Member Profile: Marcus Eisendorf, industrial designer
We’re lucky to work with some incredible talent here at informal. We’re highlighting our members here on the blog to give you an inside look into who makes up the informal community.
Marcus Eisendorf joined the informal team as an industrial designer in 2019. We recently chatted with him about his reasoning for choosing hardware and what his favorite tools are to get him through his day. When he’s not working, you can find Marcus hanging out in the park with a historical fiction read or heading out of the city to go camping.
How did you end up getting connected with informal and in the freelancing space?
Let’s see, I graduated in 2017 from Rochester Institute of Technology and immediately went to work for a number of different places doing housewares and more conceptual work with Josh Owen, an independent designer.
I moved to California and did some work with a housewares brand, and then moved back to New York and did work on high-tech maintenance equipment for aircrafts. I was in a collaborative environment with engineers and software developers doing fully integrated hardware.

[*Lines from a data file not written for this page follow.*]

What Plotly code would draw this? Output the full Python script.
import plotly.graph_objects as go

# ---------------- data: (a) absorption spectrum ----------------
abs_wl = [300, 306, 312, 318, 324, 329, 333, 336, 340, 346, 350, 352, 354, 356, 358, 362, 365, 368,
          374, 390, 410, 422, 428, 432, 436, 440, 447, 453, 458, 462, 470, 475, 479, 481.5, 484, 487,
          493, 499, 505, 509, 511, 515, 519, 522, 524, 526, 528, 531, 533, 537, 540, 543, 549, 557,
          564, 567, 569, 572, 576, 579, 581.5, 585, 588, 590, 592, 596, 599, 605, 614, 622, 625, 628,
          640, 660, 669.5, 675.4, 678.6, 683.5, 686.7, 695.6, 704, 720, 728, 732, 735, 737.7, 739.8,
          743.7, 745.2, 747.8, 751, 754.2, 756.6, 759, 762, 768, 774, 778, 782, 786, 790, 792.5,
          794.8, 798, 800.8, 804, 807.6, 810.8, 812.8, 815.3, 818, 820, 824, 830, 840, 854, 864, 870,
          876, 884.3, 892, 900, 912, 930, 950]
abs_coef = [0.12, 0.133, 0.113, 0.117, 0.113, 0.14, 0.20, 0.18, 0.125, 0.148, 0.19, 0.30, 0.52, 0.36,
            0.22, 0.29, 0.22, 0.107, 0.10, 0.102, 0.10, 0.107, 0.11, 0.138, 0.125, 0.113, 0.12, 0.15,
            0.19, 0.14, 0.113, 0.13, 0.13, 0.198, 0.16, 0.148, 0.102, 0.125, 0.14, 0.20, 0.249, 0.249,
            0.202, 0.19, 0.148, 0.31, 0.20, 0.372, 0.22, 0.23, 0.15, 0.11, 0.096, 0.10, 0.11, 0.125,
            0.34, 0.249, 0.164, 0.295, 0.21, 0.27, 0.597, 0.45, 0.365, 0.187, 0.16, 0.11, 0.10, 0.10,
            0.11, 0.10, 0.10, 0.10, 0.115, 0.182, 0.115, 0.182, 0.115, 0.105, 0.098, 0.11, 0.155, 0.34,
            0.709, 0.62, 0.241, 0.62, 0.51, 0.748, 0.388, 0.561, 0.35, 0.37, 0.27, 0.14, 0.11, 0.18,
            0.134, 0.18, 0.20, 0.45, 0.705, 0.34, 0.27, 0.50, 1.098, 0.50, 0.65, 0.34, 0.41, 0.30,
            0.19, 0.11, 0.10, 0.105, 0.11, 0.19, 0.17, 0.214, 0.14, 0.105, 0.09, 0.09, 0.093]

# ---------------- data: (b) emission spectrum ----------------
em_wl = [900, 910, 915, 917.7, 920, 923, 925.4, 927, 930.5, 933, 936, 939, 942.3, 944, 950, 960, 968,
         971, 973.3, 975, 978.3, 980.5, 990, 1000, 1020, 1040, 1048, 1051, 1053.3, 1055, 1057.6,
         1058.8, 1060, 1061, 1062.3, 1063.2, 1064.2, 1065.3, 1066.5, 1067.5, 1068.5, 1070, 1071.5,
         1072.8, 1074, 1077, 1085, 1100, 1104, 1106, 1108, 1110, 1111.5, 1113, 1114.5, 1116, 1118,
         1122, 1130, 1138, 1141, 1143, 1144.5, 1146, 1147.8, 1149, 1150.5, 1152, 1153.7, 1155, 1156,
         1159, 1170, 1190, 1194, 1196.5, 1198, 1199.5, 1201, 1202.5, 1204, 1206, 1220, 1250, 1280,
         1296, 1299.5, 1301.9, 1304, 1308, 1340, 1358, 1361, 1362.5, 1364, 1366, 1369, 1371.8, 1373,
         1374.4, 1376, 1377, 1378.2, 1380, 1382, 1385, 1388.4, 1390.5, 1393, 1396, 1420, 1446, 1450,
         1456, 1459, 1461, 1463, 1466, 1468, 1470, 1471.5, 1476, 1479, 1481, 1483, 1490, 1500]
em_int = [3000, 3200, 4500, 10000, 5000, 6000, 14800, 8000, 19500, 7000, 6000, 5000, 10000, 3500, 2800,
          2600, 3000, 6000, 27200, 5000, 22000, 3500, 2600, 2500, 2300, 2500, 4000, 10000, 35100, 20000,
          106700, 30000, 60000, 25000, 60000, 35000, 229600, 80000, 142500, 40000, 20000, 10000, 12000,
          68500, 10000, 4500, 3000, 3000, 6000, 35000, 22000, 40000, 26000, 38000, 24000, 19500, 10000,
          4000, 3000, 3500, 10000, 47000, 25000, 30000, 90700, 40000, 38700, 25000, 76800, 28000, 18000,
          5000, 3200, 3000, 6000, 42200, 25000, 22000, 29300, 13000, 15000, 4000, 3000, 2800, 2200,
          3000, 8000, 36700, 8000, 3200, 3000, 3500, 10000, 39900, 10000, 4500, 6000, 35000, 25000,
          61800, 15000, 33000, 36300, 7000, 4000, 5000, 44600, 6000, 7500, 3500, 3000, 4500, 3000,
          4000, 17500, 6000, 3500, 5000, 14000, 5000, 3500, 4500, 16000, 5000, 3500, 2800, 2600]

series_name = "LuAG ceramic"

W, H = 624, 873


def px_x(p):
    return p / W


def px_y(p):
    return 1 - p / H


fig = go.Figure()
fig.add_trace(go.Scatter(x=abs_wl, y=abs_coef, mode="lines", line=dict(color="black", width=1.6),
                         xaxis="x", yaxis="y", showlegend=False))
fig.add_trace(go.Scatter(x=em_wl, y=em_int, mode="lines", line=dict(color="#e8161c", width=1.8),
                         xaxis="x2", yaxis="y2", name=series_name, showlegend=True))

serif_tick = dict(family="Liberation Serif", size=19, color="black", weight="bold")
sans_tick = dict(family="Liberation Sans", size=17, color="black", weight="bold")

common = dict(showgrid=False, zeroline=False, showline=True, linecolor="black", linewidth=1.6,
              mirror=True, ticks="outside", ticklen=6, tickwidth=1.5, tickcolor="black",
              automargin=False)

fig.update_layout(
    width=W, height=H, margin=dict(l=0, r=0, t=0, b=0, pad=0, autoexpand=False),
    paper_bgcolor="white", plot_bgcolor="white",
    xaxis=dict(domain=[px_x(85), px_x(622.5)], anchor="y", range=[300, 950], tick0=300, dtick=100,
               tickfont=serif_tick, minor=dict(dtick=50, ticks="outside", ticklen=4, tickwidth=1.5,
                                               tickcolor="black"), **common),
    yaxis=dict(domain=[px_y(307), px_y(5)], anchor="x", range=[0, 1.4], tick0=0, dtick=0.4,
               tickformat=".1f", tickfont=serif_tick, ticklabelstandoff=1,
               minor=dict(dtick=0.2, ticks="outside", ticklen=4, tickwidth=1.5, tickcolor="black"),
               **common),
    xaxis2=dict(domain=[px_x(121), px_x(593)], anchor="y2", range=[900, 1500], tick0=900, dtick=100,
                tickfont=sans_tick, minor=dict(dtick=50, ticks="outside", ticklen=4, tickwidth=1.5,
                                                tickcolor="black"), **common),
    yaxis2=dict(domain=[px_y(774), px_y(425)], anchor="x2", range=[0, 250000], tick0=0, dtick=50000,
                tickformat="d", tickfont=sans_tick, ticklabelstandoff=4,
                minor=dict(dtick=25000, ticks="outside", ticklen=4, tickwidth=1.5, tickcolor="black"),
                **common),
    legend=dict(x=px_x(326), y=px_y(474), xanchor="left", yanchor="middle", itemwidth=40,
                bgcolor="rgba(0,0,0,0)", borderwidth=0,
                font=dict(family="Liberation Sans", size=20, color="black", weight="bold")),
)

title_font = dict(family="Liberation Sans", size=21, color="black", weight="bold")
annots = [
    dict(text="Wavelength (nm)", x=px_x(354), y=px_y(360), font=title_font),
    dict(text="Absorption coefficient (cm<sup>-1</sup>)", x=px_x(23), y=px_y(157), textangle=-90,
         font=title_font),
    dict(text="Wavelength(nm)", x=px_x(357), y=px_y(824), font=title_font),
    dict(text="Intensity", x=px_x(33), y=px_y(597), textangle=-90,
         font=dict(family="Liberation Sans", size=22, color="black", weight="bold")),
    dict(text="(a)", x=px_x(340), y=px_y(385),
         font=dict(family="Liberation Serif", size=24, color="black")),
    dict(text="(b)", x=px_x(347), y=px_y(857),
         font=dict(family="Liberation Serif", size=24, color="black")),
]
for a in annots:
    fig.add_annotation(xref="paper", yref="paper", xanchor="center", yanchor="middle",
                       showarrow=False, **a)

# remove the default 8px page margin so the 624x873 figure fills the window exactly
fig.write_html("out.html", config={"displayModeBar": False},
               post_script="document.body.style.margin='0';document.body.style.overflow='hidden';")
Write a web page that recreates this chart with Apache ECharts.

It was around that time in 2019 that I started freelancing and got my first project with informal. I was invited through my friend Tristan Cannan, who had a project but just didn’t have the bandwidth to work on it anymore, so he passed it off to me. I started off doing mostly visualization work, which has been the majority of what I’ve done for informal now. I mainly create renders and imagery for the products that we design.
Do you have any favorite products or tools that you use on a day-to-day basis?
Yes! The tool that I use more than anything in the world is Blender. It’s an open source 3D software, and I speak its praises to anyone who will listen. It’s the only thing I use.
It creates a conversation with the clients at a speed where I can easily move through the design process, and you can’t match that in other 3D software. I think the way you can iterate and speed up your workflow is pretty gnarly.
I typically start on paper and create some sketches. Once I get approval from a client, I go straight into Blender, where I can mock up 3D concepts really quickly. I can get to a point where the client can have a really good understanding of what they’re looking at, prior to actually going into the more dimension-based modeling for manufacturing. I’m able to iterate really quickly.
When I’m in meetings with the client, I can share my screen and say, “Okay, this is what we have.” We can just pull and push and adjust the product in real-time, and that’s not possible in other software.
I do 90% of my job in Blender, and I think 99% of industrial designers never touch this software. So I’m the biggest advocate for it. The learning curve can be pretty steep for designers, as you can’t just go on YouTube and search for “industrial design modeling for Blender.”
I’ve been using Blender for around five years, and I’ve only recently developed the whole iterative modeling process. I’m excited to be able to teach people at my job about how to use Blender in a different way.
What do you find most challenging about working in hardware? And what do you find most inspiring?
When you’re designing the shape of an object, sometimes it comes easily, but usually there’s this moment where you have to accommodate some component. Or, that moment when you’re designing something and you’ve gotten everything kind of figured out, but there’s one transition that you just can’t make sense of. Figuring that out is the answer to both of these questions.
When you finally work it out and you’ve shaped this thing to make sense, that’s the hardest part of the end. And also, the most satisfying.
I think that’s the case with most problems that you run into. Designing something is both the hardest part and the most satisfying. And, I think that’s what’s fun about industrial design.
High level, the goal is to solve some problem with the product that you design. But on a more micro level, the problems you face during the design process are really fun to solve. How am I gonna make this thing? How am I gonna do this little mini transition? And all with the larger goal of solving a big problem of design, which is creating something useful and functional.